I probably misremembered. I actually don’t think it was in wrath, but in cata.

But Tyrael’s charger was introduced in cata.

EDIT: Wait no, now I remember. It was Celestial Steed we got in WOTLK, and a couple of mini pets.

Cheese, I remember now, it all started so small.

3 Likes

I don’t think anything is going to change. More people just need to support smaller companies, until they get big enough to repeat the cycle.

1 Like

I mean, that’s a stupid thing to say regardless. That’s like saying, “Don’t expect us to put the same amount of effort into our games than them”. I mean it’s EA, so that’s a given anyways. lmao

To be fair the video game industry has been lacking good titles. Maybe the thirst for new games is really high

1 Like

That’s what happens when you treat your subscribers like your own personal ant farm, and you treat the goodwill built by former employees of blizz, as if it were a commodity.

Didn’t blizz realize that ill will in one game taints everything you do? No one believes blizz anymore. They are well-known spin masters, and what they say and what they do are 2 very different things.

no one will be talking about baldurs gate 3 in like 2-3 months.
Same with New world and what was that game again? Lost Ark?

Anyway…

I forgot my Steam password :crazy_face: :popcorn: Oops nvm. It’s 12345 :coffee:

Modding in Skyrim is IMHO a horrible problem. Not because people are doing it with their game or because it’s difficult or because of NSFW content but rather because it makes it almost impossible to have a legitimate discussion about the game’s qualities without people throwing out “BUT HAVE YOU TRIED MOD n!!!111!!!” like a terrified octopus trying to escape a moray eel.

Because when you look at skyrim on it’s own merits it is incredibly, blindingly mid.

1 Like

Eyup.
I have always looked at skyrim as being good for just two playthroughs, and perhaps a single playthrough of Dawnguard and Dragonborn.

The combat is just plain bad, the story is not really impressive nor incredibly bad, the dungeon crawling aspect is mostly bad with a few cool dungeons here and there. Where BGS games excel without mods is the type of Open World which I feel most other game studios really have trouble replicating. Even games like Red Dead Redemption 2 and Witcher 3, despite being fairly open worlds, seems to still feel closed off compared to a BGS game.

Skyrim, I usually say, is worth at most four playthroughs. That is about 120 hours worth, where most single player titles usually have around 60 hour worth of content.

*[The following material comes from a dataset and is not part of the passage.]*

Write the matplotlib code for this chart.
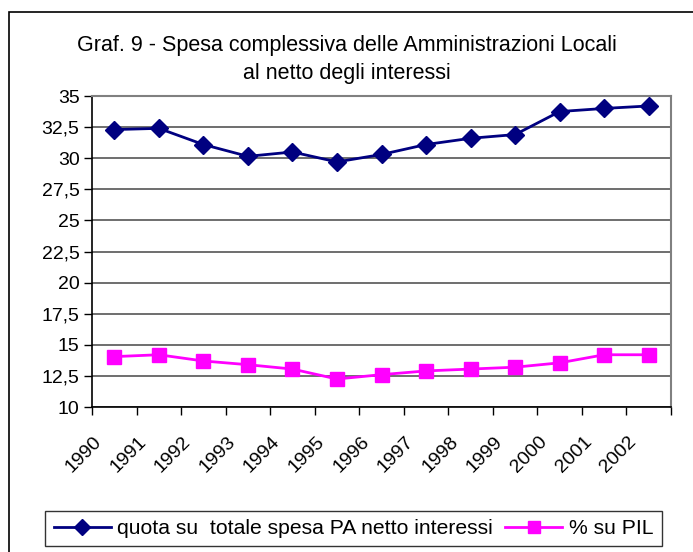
import matplotlib
matplotlib.use("Agg")
import matplotlib.pyplot as plt
from matplotlib.patches import Rectangle
from matplotlib.ticker import FixedLocator, NullFormatter
from matplotlib.transforms import ScaledTranslation

plt.rcParams['font.family'] = ['Liberation Sans', 'DejaVu Sans']

years = ["1990", "1991", "1992", "1993", "1994", "1995", "1996",
         "1997", "1998", "1999", "2000", "2001", "2002"]
quota = [32.3, 32.4, 31.1, 30.15, 30.5, 29.7, 30.3, 31.1, 31.6, 31.9, 33.75, 34.0, 34.2]
pil = [14.05, 14.2, 13.7, 13.4, 13.05, 12.25, 12.6, 12.9, 13.05, 13.2, 13.55, 14.2, 14.2]
y_ticks = [10, 12.5, 15, 17.5, 20, 22.5, 25, 27.5, 30, 32.5, 35]
y_labels = ["10", "12,5", "15", "17,5", "20", "22,5", "25", "27,5", "30", "32,5", "35"]
title = "Graf. 9 - Spesa complessiva delle Amministrazioni Locali\nal netto degli interessi"
lab_quota = "quota su  totale spesa PA netto interessi"
lab_pil = "% su PIL"

W, H = 693, 552
fig = plt.figure(figsize=(W / 100, H / 100), dpi=100)
fig.patch.set_facecolor("white")

# outer chart border
fig.patches.append(Rectangle((9 / W, -0.05), 1.2, 1.05 - 12 / H, transform=fig.transFigure,
                             fill=False, edgecolor="black", linewidth=1.2))

ax = fig.add_axes([92 / W, 1 - 407 / H, (671 - 92) / W, (407 - 96) / H])
x = list(range(len(years)))
ax.plot(x, quota, color="#000080", marker="D", markersize=9, linewidth=2,
        label=lab_quota, zorder=3)
ax.plot(x, pil, color="#FF00FF", marker="s", markersize=10, linewidth=2,
        label=lab_pil, zorder=3)

ax.set_xlim(-0.5, len(years) - 0.5)
ax.set_ylim(10, 35)
ax.set_yticks(y_ticks)
ax.set_yticklabels(y_labels, fontsize=14)
ax.yaxis.grid(True, color="#555555", linewidth=1.2)
ax.set_axisbelow(True)

ax.xaxis.set_major_locator(FixedLocator([i - 0.5 for i in range(len(years) + 1)]))
ax.xaxis.set_major_formatter(NullFormatter())
ax.xaxis.set_minor_locator(FixedLocator(x))
ax.set_xticklabels(years, minor=True, rotation=45, ha="right", va="top",
                   rotation_mode="anchor", fontsize=14)
ax.tick_params(axis="x", which="minor", length=0, pad=14)
ax.tick_params(axis="x", which="major", length=6, width=1, color="black", direction="out")
ax.tick_params(axis="y", length=6, width=1, color="black", direction="out", pad=3)
shift = ScaledTranslation(-0.21, -0.07, fig.dpi_scale_trans)
for lbl in ax.get_xticklabels(minor=True):
    lbl.set_transform(lbl.get_transform() + shift)

for s in ["top", "right"]:
    ax.spines[s].set_color("#808080")
    ax.spines[s].set_linewidth(1.5)
for s in ["left", "bottom"]:
    ax.spines[s].set_color("black")
    ax.spines[s].set_linewidth(1.2)

fig.text(0.5, 1 - 59.5 / H, title, ha="center", va="center", fontsize=15.5,
         linespacing=1.38)

h, l = ax.get_legend_handles_labels()
leg = fig.legend(h, l, loc="center", bbox_to_anchor=((42 + 665) / 2 / W, 1 - 528.5 / H),
                 ncol=2, fontsize=15.2, frameon=True, fancybox=False,
                 edgecolor="black", handlelength=2.7, columnspacing=0.6,
                 handletextpad=0.3, borderpad=0.4, markerscale=0.9)
leg.get_frame().set_linewidth(1.0)

fig.savefig("out.png", dpi=100, facecolor="white")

Skyrim only hits 1000+ hours due to mods, and honestly, that in itself is a strength of BGS games I feel. Because if it was so easy to give players the tools to just easily make and insert their own content into the game, then more studios would have done it.

1 Like

BG3 sounds like a good game but every time I watch any combat gameplay, I’m bored very quickly. I don’t have an issue with turn based games but it just looks so…meh.

I don’t think this is necessarily a fair statement. I think much more often than not the average gamer falls into the “I’d rather it take longer to make, but be a better game” catagory.

Most gamers don’t want rushed games. It’s the bean counters trying to bolster a 4th quarter or whatever that pressure studios to release early, not gamers!

Exactly. Civ 1 came out in 1992 I believe, and we are still waiting for Civ 7. So, 6 iterations in 31 years, without any large gaps. 5 years is fine.